Join this webinar with Drs. Carl Kirkpatrick and Craig Rayner to learn how “pharmacology to payer” (P2P) can be used as a quantitative framework that bridges the disciplines of pharmacology, epidemiology, and health economics to support meaningful dialogue between industry, regulators, and payers. Their thesis holds that if this quantitative framework could stand stakeholders’ scrutiny then its outputs would enable meaningful dialogue much earlier in the development process. The P2P framework has been applied to multiple indications in infectious diseases and is readily expandable across other diseases including dementia and multiple sclerosis. The approach may inform early target product profile (TPP) requirements for investigational drugs, procurement strategies, and strategic pricing and deployment decisions, including combination with adjacent non-therapeutic interventions.

By attending this webinar, you will learn why P2P offers an unprecedented opportunity to create impactful solutions that will help address market failures in drug development.

About Our Speakers

Dr. Craig Rayner has more than 15 years of drug development experience. His past appointments include leadership roles in Clinical Pharmacology and Early development (Roche), Clinical development (CSL-Behring), in Business Development/Licensing as Global Due Diligence Director (Roche) and as an academic researcher in clinical pharmacology and infectious disease research (Monash University). Dr. Rayner has extensive experience in early and late development of therapeutics, regulatory interaction experience with all major global health authorities, multiple filings and accountability for numerous due diligences, active support of negotiations, deal making and integration activities. He holds an Adjunct Associate Professorship in Pharmaceutical Science (Monash University), and is broadly published in clinical pharmacology and also infectious diseases.

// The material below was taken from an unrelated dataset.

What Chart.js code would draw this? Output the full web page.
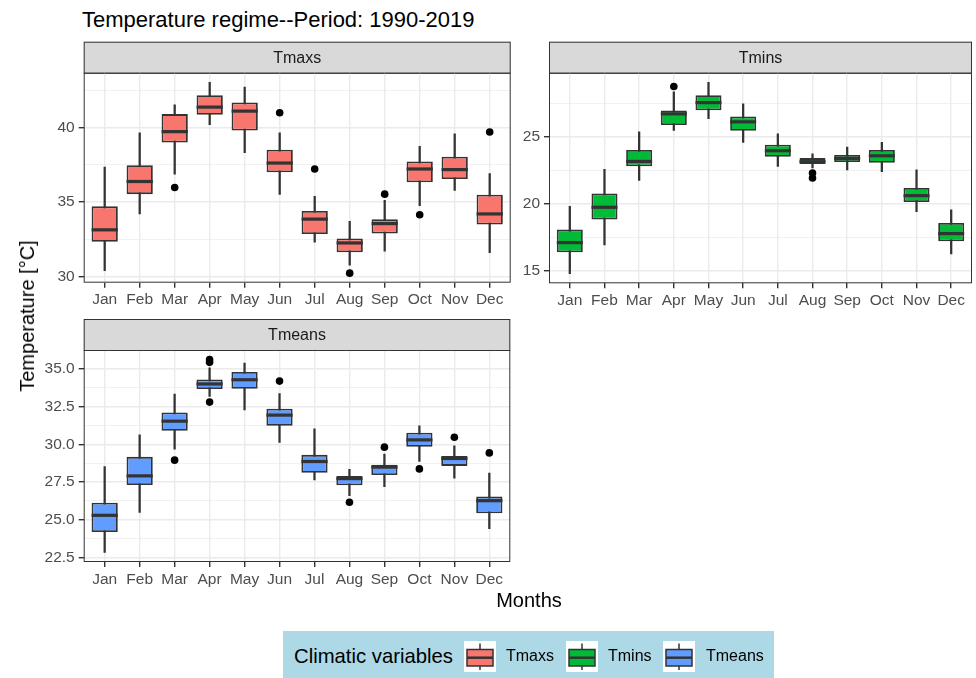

Professor Carl Kirkpatrick is the Director of the Centre for Medicines Use and Safety, Faculty of Pharmacy and Pharmaceutical Sciences, Monash University. Since receiving his Doctor of Philosophy (Medicine) from the University of Otago (NZ) in 2002, Carl has worked at the University of Queensland and more recently Monash University. Carl has extensive knowledge in the area of PK/PD modeling and the factors that alter these processes, pre-clinical and clinical drug development, and clinical applications to optimization of therapy. He has worked on projects and produced publications across a number of therapeutic areas including diabetes, cardiovascular disease, cancer, aged/frailty, and infectious diseases (bacteria, viruses, and fungi).